> [Task goal] Gather all lines in the entries that include the word "chart".

> [Data shown]

▶

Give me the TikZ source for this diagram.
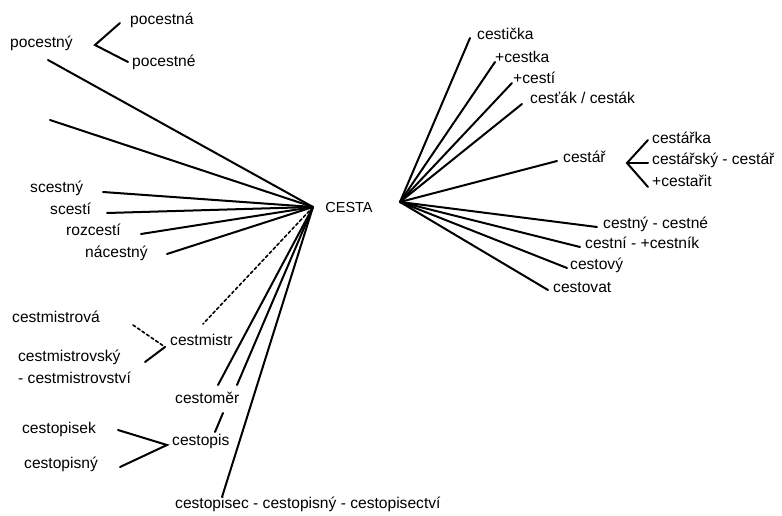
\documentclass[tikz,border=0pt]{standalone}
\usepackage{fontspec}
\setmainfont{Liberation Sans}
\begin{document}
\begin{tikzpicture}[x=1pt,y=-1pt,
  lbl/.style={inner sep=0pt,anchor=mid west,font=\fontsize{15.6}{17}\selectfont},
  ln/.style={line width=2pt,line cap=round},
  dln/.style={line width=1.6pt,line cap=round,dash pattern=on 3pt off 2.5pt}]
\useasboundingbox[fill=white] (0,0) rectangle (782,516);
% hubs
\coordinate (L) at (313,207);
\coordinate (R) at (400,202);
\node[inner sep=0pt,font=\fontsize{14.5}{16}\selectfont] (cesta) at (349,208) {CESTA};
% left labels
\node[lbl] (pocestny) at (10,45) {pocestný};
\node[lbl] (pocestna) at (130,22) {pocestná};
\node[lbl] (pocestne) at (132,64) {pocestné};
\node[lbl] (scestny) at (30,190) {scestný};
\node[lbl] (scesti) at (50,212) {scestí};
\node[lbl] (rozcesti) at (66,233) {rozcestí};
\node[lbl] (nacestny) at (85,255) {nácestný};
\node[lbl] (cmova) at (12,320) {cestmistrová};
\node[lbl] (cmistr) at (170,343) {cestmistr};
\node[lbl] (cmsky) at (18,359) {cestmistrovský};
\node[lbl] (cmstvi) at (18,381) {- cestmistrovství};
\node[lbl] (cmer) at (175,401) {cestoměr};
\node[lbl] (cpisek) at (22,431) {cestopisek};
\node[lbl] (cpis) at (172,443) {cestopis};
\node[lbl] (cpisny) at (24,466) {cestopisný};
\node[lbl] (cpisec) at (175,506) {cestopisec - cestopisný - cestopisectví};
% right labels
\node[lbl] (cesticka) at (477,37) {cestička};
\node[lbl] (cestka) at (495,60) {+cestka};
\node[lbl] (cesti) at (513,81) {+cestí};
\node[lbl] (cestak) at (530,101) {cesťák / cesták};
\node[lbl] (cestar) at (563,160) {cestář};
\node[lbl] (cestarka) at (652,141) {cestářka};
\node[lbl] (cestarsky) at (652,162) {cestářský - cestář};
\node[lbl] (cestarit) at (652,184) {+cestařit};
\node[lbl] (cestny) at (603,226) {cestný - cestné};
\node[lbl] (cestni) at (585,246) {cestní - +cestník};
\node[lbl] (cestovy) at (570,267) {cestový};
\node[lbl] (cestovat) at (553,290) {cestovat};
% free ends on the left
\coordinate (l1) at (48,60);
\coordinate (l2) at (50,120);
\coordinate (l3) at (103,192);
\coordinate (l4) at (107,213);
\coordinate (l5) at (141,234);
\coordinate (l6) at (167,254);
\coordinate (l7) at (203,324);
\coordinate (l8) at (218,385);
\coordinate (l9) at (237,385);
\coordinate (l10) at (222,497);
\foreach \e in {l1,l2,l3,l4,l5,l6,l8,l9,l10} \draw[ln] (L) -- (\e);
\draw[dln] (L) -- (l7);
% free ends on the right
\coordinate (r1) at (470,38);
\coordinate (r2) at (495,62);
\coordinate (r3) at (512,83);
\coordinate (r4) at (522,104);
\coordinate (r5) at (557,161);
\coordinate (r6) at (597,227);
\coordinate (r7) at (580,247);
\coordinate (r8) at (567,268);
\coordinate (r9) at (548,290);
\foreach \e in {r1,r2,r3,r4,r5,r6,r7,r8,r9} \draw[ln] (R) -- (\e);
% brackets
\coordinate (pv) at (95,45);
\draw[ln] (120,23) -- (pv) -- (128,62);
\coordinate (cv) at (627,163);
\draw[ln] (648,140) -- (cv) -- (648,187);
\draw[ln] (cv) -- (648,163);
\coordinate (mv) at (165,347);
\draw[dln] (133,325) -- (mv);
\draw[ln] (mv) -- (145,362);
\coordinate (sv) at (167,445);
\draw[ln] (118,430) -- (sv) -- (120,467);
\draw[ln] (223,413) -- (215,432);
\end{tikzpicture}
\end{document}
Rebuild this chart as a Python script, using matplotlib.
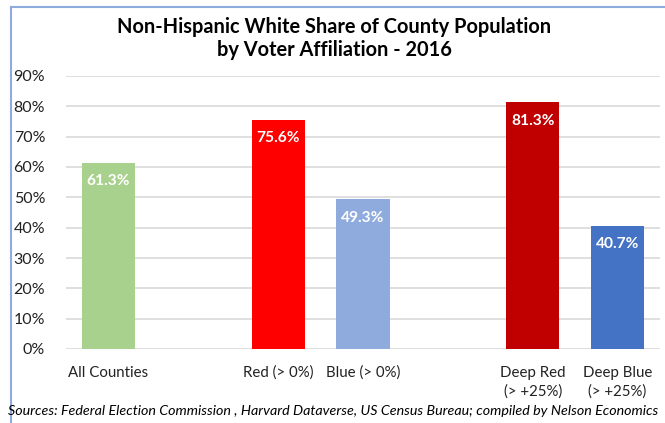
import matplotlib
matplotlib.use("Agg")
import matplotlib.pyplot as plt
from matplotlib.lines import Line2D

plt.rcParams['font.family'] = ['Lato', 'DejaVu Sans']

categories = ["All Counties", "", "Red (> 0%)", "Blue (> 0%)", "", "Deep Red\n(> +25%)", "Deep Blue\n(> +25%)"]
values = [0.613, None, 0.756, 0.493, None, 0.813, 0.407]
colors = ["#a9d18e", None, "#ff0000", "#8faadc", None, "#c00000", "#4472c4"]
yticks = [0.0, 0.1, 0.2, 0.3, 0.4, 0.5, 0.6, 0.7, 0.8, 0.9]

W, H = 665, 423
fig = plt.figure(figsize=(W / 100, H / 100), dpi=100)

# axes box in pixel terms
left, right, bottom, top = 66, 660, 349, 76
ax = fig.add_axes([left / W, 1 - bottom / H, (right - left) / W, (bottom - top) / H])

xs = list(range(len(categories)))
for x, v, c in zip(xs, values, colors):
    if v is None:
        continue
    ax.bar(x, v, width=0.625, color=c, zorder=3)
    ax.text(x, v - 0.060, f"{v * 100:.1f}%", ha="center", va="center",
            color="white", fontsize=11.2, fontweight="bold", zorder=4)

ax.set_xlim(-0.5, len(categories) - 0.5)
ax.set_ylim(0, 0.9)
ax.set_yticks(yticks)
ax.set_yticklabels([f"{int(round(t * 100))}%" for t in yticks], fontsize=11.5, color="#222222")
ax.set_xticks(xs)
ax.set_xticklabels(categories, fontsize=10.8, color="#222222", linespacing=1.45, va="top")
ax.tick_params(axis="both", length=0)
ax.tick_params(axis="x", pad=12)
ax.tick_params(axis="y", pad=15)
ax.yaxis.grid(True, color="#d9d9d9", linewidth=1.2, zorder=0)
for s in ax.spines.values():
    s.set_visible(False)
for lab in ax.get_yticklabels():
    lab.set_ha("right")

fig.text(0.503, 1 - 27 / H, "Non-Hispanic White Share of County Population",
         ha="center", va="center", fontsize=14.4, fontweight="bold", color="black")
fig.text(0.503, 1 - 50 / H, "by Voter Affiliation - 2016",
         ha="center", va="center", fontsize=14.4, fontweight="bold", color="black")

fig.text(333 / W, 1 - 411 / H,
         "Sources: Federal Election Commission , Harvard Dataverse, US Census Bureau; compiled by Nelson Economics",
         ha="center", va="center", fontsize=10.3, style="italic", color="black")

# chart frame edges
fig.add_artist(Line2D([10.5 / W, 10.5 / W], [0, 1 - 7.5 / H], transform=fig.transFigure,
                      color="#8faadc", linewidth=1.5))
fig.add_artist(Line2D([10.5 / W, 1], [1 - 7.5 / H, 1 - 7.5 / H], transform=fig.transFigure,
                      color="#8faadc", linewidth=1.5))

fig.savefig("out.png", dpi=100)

◀

> [Result for this task]
Rebuild this chart as a Python script, using matplotlib.
# chart frame edges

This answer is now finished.